Don't drink the water without boiling or filtering. Chemical treatment is not recommended as it may not prevent giardiasis. The lagoon (especially around Betio) is heavily contaminated, and may make the entire island segment smell bad at times. No matter how inviting it looks, always ask first before going into the water anywhere on South Tarawa. This is also a good idea on other islands.
Get a hepatitis A vaccination, and be up-to-date on all your other vaccinations, preferably several weeks beforehand. Mosquitos can be very bad at times, so use repellent. Be sure to bring your own insect repellent and sunscreen, as these are not available locally. Don't expect any needed medications to be available either. (Some are, but you never know what is or when.)

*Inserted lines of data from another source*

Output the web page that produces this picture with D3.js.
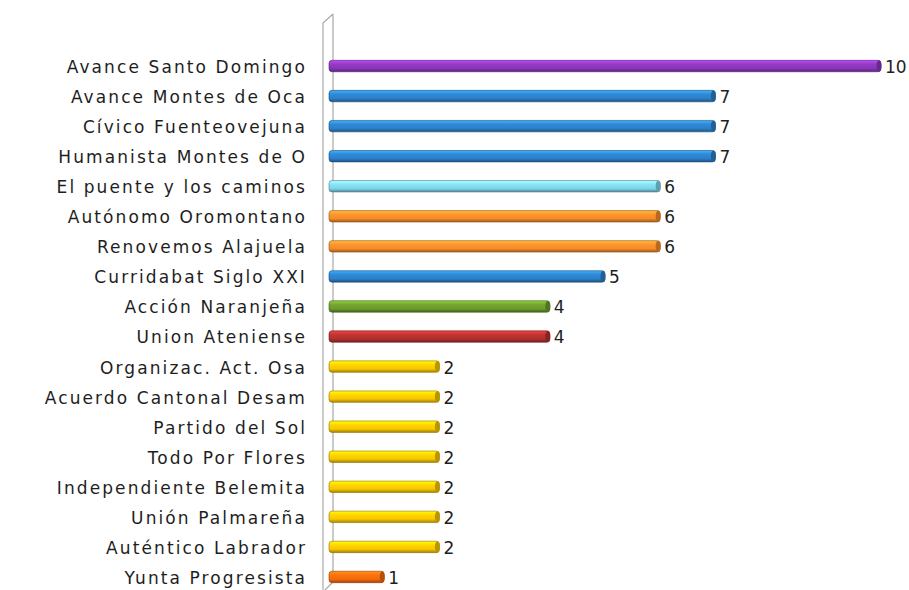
<!DOCTYPE html>
<html>
<head>
<meta charset="utf-8">
<script src="https://cdn.jsdelivr.net/npm/d3@7"></script>
<style>
  body { margin: 0; background: #fff; }
  text { font-family: "DejaVu Sans", sans-serif; }
</style>
</head>
<body>
<div id="chart"></div>
<script>
var parties = ['Avance Santo Domingo', 'Avance Montes de Oca', 'Cívico Fuenteovejuna',
  'Humanista Montes de O', 'El puente y los caminos', 'Autónomo Oromontano',
  'Renovemos Alajuela', 'Curridabat Siglo XXI', 'Acción Naranjeña', 'Union Ateniense',
  'Organizac. Act. Osa', 'Acuerdo Cantonal Desam', 'Partido del Sol', 'Todo Por Flores',
  'Independiente Belemita', 'Unión Palmareña', 'Auténtico Labrador', 'Yunta Progresista']
var seats = [10, 7, 7, 7, 6, 6, 6, 5, 4, 4, 2, 2, 2, 2, 2, 2, 2, 1]
var barColors = ['#8a36b8', '#2c80c8', '#2c80c8', '#2c80c8', '#7fd4e8', '#f58a2a',
  '#f58a2a', '#2c80c8', '#6c9a2c', '#b3302f', '#f7c600', '#f7c600', '#f7c600',
  '#f7c600', '#f7c600', '#f7c600', '#f7c600', '#f26a0c']

var w = 909, h = 590

var svg = d3.select('#chart').append('svg')
  .attr('width', w).attr('height', h)

var x = d3.scaleLinear().domain([0, 10]).range([329, 881])
var y = d3.scaleBand().domain(parties).range([51, 592]).paddingInner(0.62).paddingOuter(0.31)

// gradients for the cylinder look
var defs = svg.append('defs')
var uniq = Array.from(new Set(barColors))
uniq.forEach(function(c, i) {
  var g = defs.append('linearGradient').attr('id', 'g' + i)
    .attr('x1', 0).attr('y1', 0).attr('x2', 0).attr('y2', 1)
  var base = d3.color(c)
  g.append('stop').attr('offset', '0%').attr('stop-color', base.brighter(0.9))
  g.append('stop').attr('offset', '35%').attr('stop-color', base.brighter(0.2))
  g.append('stop').attr('offset', '70%').attr('stop-color', base)
  g.append('stop').attr('offset', '100%').attr('stop-color', base.darker(1.2))
})

// 3D wall
var wall = svg.append('g').attr('fill', 'none').attr('stroke', '#a8a8a8').attr('stroke-width', 1.2)
wall.append('path').attr('d', 'M323,23 L323,590')
wall.append('path').attr('d', 'M333,14 L333,582 L325,590')
wall.append('path').attr('d', 'M323,23 L333,14')

// bars
var bars = svg.selectAll('.bar')
  .data(parties)
  .enter().append('g')
  .attr('class', 'bar')

bars.append('rect')
  .attr('x', x(0))
  .attr('y', function(d) { return y(d) })
  .attr('width', function(d, i) { return x(seats[i]) - x(0) })
  .attr('height', y.bandwidth())
  .attr('rx', 3)
  .attr('fill', function(d, i) { return 'url(#g' + uniq.indexOf(barColors[i]) + ')' })
  .attr('stroke', function(d, i) { return d3.color(barColors[i]).darker(1.5) })
  .attr('stroke-width', 0.6)

// end caps
bars.append('ellipse')
  .attr('cx', function(d, i) { return x(seats[i]) - 2 })
  .attr('cy', function(d) { return y(d) + y.bandwidth() / 2 })
  .attr('rx', 2.5)
  .attr('ry', y.bandwidth() / 2)
  .attr('fill', function(d, i) { return d3.color(barColors[i]).darker(0.8) })

// values
bars.append('text')
  .attr('x', function(d, i) { return x(seats[i]) + 4 })
  .attr('y', function(d) { return y(d) + y.bandwidth() / 2 + 1 })
  .attr('dy', '0.35em')
  .attr('font-size', 17)
  .attr('fill', '#1e1e1e')
  .text(function(d, i) { return seats[i] })

// category labels
svg.selectAll('.lbl')
  .data(parties)
  .enter().append('text')
  .attr('class', 'lbl')
  .attr('x', 307)
  .attr('y', function(d) { return y(d) + y.bandwidth() / 2 + 1 })
  .attr('dy', '0.35em')
  .attr('text-anchor', 'end')
  .attr('font-size', 17)
  .attr('letter-spacing', 2.1)
  .attr('fill', '#1e1e1e')
  .text(function(d) { return d })
</script>
</body>
</html>
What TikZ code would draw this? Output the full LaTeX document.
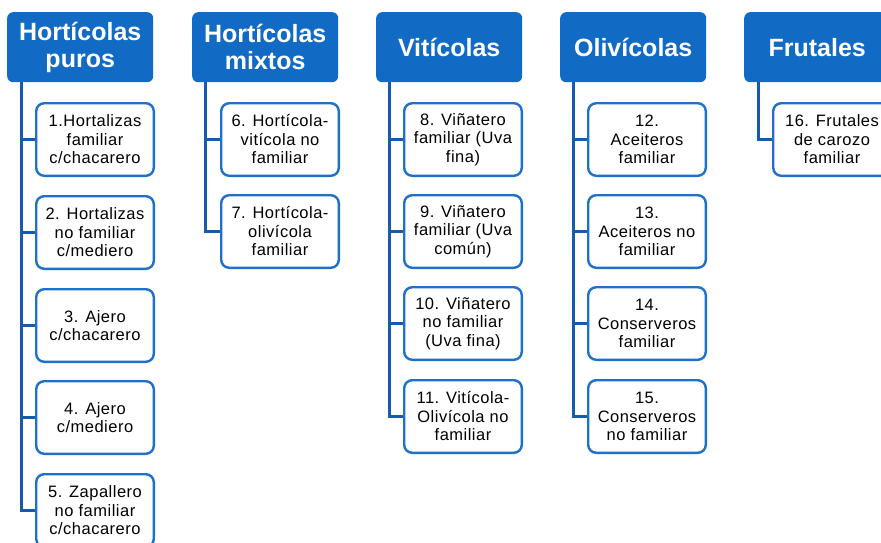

There's no malaria, but dengue fever outbreaks (mosquito transmitted) do sometimes occur. The fish caught locally may give you food poisoning (ciguatera), so be extra careful. Ciguatera is not preventable by cooking or freezing the fish. Promptly treat even the smallest cut, sore, or insect bite, as these can become infected very easily.
Medical evacuation insurance is highly recommended for Kiribati. Many outer islands do not have airstrips, making any sort of evacuation long and difficult.
- Before going to swim it might be a good idea to ask the landowner. There might be stone figures of religious importance around which certain rules should be followed.